Alors que la simplicité aurait été de montrer l’acheminement des œuvres d’art béninoise dans leur pays d’origine, en gardant un terre-à-terre matérialiste proche des valeurs occidentales modernes, la réalisatrice évite cet écueil. L’intention première est de représenter ce chemin par l’intermédiaire du Cœur spirituel commun aux béninois : celui altéré par l’Empire colonial français, et incarné par une statue antique. Le film n’en perd absolument pas son côté documentaire, au contraire, il s’empare des valeurs béninoises, de leurs croyances ancestrales, pour donner vie à un point de vue ignoré par ceux qui visitent Orsay par pur plaisir esthétique.
Mati Diop ne néglige pas l’importance de l’art, elle s’en sert pour évoquer l’invisible, l’âme d’un peuple endeuillé, privé d’années de communion. Elle rend par le cinéma, les lettres de noblesse d’un territoire endormi. Seule une mise en scène chirurgicale exprimant la lenteur de cette agonie, couplée à une dose d’espoir, elle-même illustrée par le caractère fictif des interludes, pouvait rendre adroit un sujet aussi sensible.
Dahomey prend le temps dans sa première partie, de nous montrer minutieusement chacune des phases du rapatriement des œuvres, avec une réalisation minimaliste qui omet toute artificialité. La minute de silence s’étire à de longues minutes, comme si finalement et à l’allure de ces statues immortelles, le temps n’était plus un sujet. L’importance réside dans le retour aux sources, telle une finalité, le mérite d’un repos éternel.

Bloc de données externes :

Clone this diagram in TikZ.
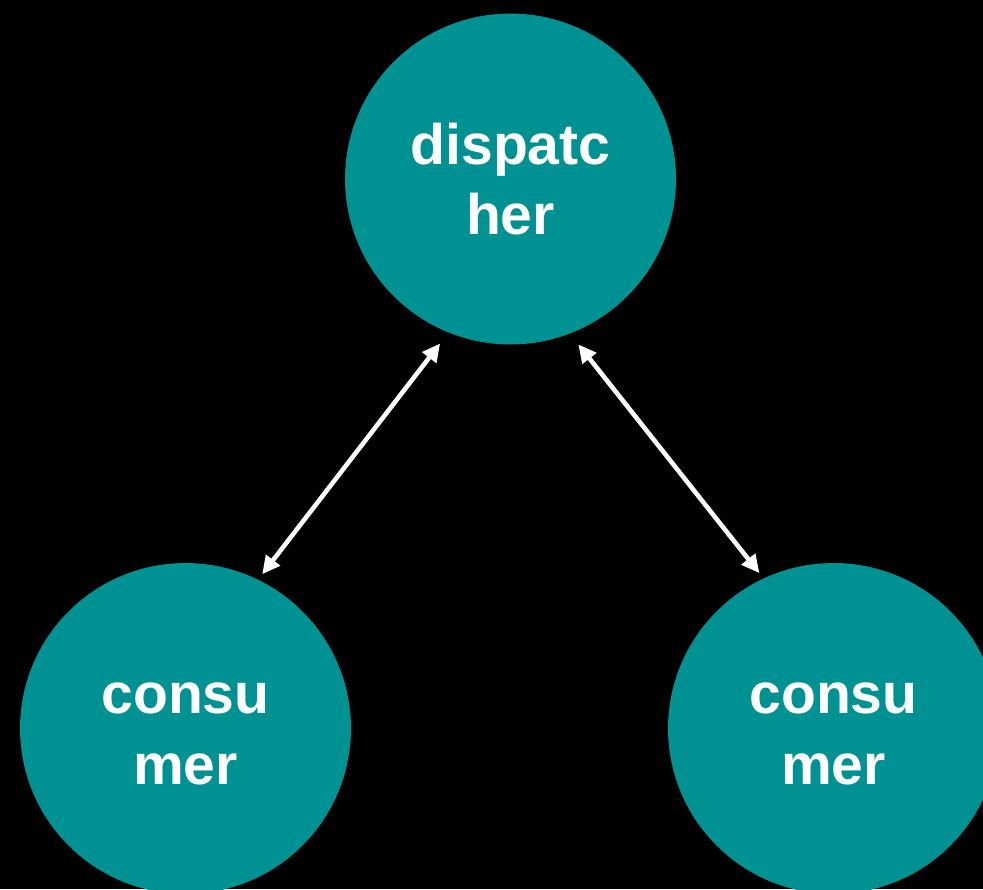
\documentclass[tikz,border=0pt]{standalone}
\usepackage{fontspec}
\setmainfont{Liberation Sans}
\usetikzlibrary{arrows.meta}
\tikzset{>={Triangle[length=0.36cm,width=0.34cm]}}
\definecolor{tealfill}{RGB}{0,146,146}

\begin{document}
\begin{tikzpicture}[x=0.02cm, y=-0.02cm,
    agent/.style={circle, fill=tealfill, minimum size=6.62cm, inner sep=0pt,
        align=center, text=white, font=\fontsize{32.5}{40}\selectfont\bfseries},
    link/.style={<->, white, line width=2.6pt, shorten <=0.27cm, shorten >=0.13cm}]
    \useasboundingbox (0,0) rectangle (983,889);
    \clip (0,0) rectangle (983,889);
    \fill[black] (0,0) rectangle (983,889);
    \node[agent] (disp) at (510.5,179) {dispatc\\her};
    \node[agent] (cons1) at (185.5,728.5) {\vphantom{d}consu\\mer};
    \node[agent] (cons2) at (833.5,728.5) {\vphantom{d}consu\\mer};
    \draw[link] (disp.248.5) -- (cons1.64.4);
    \draw[link] (disp.291.5) -- (cons2.115.6);
\end{tikzpicture}
\end{document}
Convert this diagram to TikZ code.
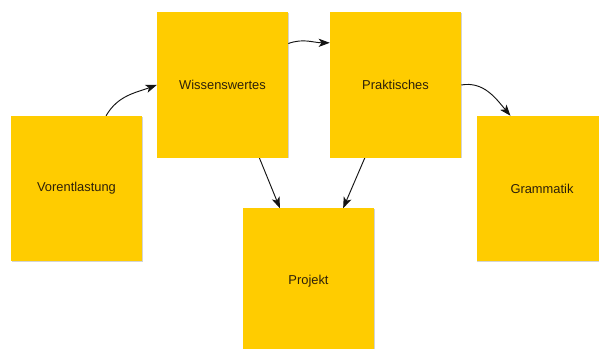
\documentclass[tikz,border=0pt]{standalone}
\usepackage{fontspec}
\setmainfont{Liberation Sans}
\usepackage{tikz}
\definecolor{boxyellow}{RGB}{255,204,0}
\definecolor{boxtext}{RGB}{45,32,10}
\definecolor{arrowgrey}{RGB}{20,20,20}
\usetikzlibrary{arrows.meta}
\usetikzlibrary{calc}
\usetikzlibrary{shadows}
\pgfdeclarelayer{edgelayer}
\pgfdeclarelayer{nodelayer}
\pgfsetlayers{edgelayer,nodelayer,main}
\tikzstyle{topic}=[rectangle,fill=boxyellow,text=boxtext,minimum width=3.93cm,minimum height=4.35cm,inner sep=0pt,font=\fontsize{11}{13}\selectfont,drop shadow={shadow xshift=0.6pt,shadow yshift=-0.6pt,opacity=0.35}]
\tikzstyle{link}=[-{Stealth[length=9.5pt,width=7pt,inset=2.5pt]},draw=arrowgrey,line width=0.8pt]

\begin{document}
\begin{tikzpicture}[x=0.03cm,y=-0.03cm]
        \useasboundingbox (0,0) rectangle (599,349);

        \begin{pgfonlayer}{nodelayer}
            \node [style = topic] (vor) at (76.5, 188.5) {Vorentlastung};
            \node [style = topic] (wis) at (222.5, 85) {Wissenswertes};
            \node [style = topic] (pra) at (395.5, 85) {Praktisches};
            \node [style = topic] (gra) at (542, 188.5) {Grammatik};
            \node [style = topic] (pro) at (308.5, 281) {Projekt};
        \end{pgfonlayer}

        \begin{pgfonlayer}{edgelayer}
            \draw [style = link] ($(vor.north)!0.45!(vor.north east)$) to [out=60, in=200] (wis.west);
            \draw [style = link] ($(wis.north east)!0.43!(wis.east)$) to [out=20, in=180] ($(pra.north west)!0.42!(pra.west)$);
            \draw [style = link] (pra.east) to [out=10, in=130] ($(gra.north)!0.48!(gra.north west)$);
            \draw [style = link] ($(wis.south)!0.56!(wis.south east)$) to ($(pro.north)!0.435!(pro.north west)$);
            \draw [style = link] ($(pra.south)!0.466!(pra.south west)$) to ($(pro.north)!0.527!(pro.north east)$);
        \end{pgfonlayer}
    \end{tikzpicture}
\end{document}
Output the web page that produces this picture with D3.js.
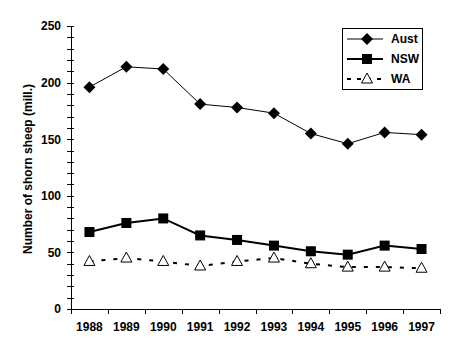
<!DOCTYPE html>
<meta charset="utf-8">
<style>
body { margin: 0; background: #fff; }
text { font: bold 12px "Liberation Sans", Arial, sans-serif; fill: #000; }
</style>
<body>
<script src="https://cdn.jsdelivr.net/npm/d3@7"></script>
<script>
const years = ["1988", "1989", "1990", "1991", "1992", "1993", "1994", "1995", "1996", "1997"];
const aust = [196, 214, 212, 181, 178, 173, 155, 146, 156, 154];
const nsw = [68, 76, 80, 65, 61, 56, 51, 48, 56, 53];
const wa = [42, 45, 42, 38, 42, 45, 40, 37, 37, 36];
const yTicks = [0, 50, 100, 150, 200, 250];

const width = 461, height = 354;
const svg = d3.select("body").append("svg")
    .attr("width", width)
    .attr("height", height);

const x = d3.scaleBand().domain(years).range([71, 440]);
const y = d3.scaleLinear().domain([0, 250]).range([309, 26]);
const cx = d => x(d) + x.bandwidth() / 2;

// y axis
const yg = svg.append("g");
yg.append("line")
    .attr("x1", 71.5).attr("x2", 71.5)
    .attr("y1", y(0)).attr("y2", y(250))
    .attr("stroke", "#000");
yg.selectAll("line.tick")
    .data(d3.range(0, 251, 10))
    .join("line")
    .attr("class", "tick")
    .attr("x1", 67).attr("x2", 74)
    .attr("y1", d => Math.round(y(d)) + 0.5)
    .attr("y2", d => Math.round(y(d)) + 0.5)
    .attr("stroke", "#000");
yg.selectAll("text")
    .data(yTicks)
    .join("text")
    .attr("x", 61)
    .attr("y", d => y(d))
    .attr("dy", "0.36em")
    .attr("text-anchor", "end")
    .text(d => d);

// x axis
const xg = svg.append("g");
xg.append("line")
    .attr("x1", 71).attr("x2", 440)
    .attr("y1", 309.5).attr("y2", 309.5)
    .attr("stroke", "#000");
xg.selectAll("line.tick")
    .data(years.concat(["end"]))
    .join("line")
    .attr("class", "tick")
    .attr("x1", d => Math.round(d === "end" ? x.range()[1] : x(d)) + 0.5)
    .attr("x2", d => Math.round(d === "end" ? x.range()[1] : x(d)) + 0.5)
    .attr("y1", 309).attr("y2", 314)
    .attr("stroke", "#000");
xg.selectAll("text")
    .data(years)
    .join("text")
    .attr("x", cx)
    .attr("y", 331)
    .attr("text-anchor", "middle")
    .text(d => d);

svg.append("text")
    .attr("transform", "translate(32,169) rotate(-90)")
    .attr("text-anchor", "middle")
    .text("Number of shorn sheep (mill.)");

const line = d3.line().x((d, i) => cx(years[i])).y(d => y(d));

const series = [
  { name: "Aust", values: aust, width: 1, dash: null, marker: "diamond" },
  { name: "NSW", values: nsw, width: 2, dash: null, marker: "square" },
  { name: "WA", values: wa, width: 2, dash: "4,8", marker: "triangle" }
];

function drawMarker(g, type, px, py) {
  if (type === "diamond") {
    g.append("path")
      .attr("d", `M${px},${py - 6}L${px + 6},${py}L${px},${py + 6}L${px - 6},${py}Z`)
      .attr("fill", "#000");
  } else if (type === "square") {
    g.append("rect")
      .attr("x", px - 5).attr("y", py - 5)
      .attr("width", 10).attr("height", 10)
      .attr("fill", "#000");
  } else {
    g.append("path")
      .attr("d", `M${px},${py - 6}L${px + 5.5},${py + 4}L${px - 5.5},${py + 4}Z`)
      .attr("fill", "#fff")
      .attr("stroke", "#000")
      .attr("stroke-width", 1);
  }
}

series.forEach(s => {
  const g = svg.append("g");
  g.append("path")
    .attr("d", line(s.values))
    .attr("fill", "none")
    .attr("stroke", "#000")
    .attr("stroke-width", s.width)
    .attr("stroke-dasharray", s.dash);
  s.values.forEach((v, i) => drawMarker(g, s.marker, cx(years[i]), y(v)));
});

// legend
const lg = svg.append("g");
lg.append("rect")
  .attr("x", 342.5).attr("y", 28.5)
  .attr("width", 80).attr("height", 61)
  .attr("fill", "#fff")
  .attr("stroke", "#000");
series.forEach((s, i) => {
  const ly = 39 + i * 20;
  lg.append("line")
    .attr("x1", 347).attr("x2", 383)
    .attr("y1", ly).attr("y2", ly)
    .attr("stroke", "#000")
    .attr("stroke-width", s.width)
    .attr("stroke-dasharray", s.dash ? "4,6" : null);
  drawMarker(lg, s.marker, 367, ly);
  lg.append("text")
    .attr("x", 391)
    .attr("y", ly)
    .attr("dy", "0.36em")
    .text(s.name);
});
</script>
</body>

Plus vivante mais formellement moins aboutie, la seconde partie brise le dispositif initial ; le formalisme n’est plus présent, seule l’émotion compte. Le peuple béninois s’exprime, ses ancêtres sont ici, à travers le façonné : les yeux de ces statues, témoins de l’histoire qui s’est déroulée. La conclusion lyrique marque la fin d’une attente qui semblait vivre uniquement dans l’imaginaire de ce peuple.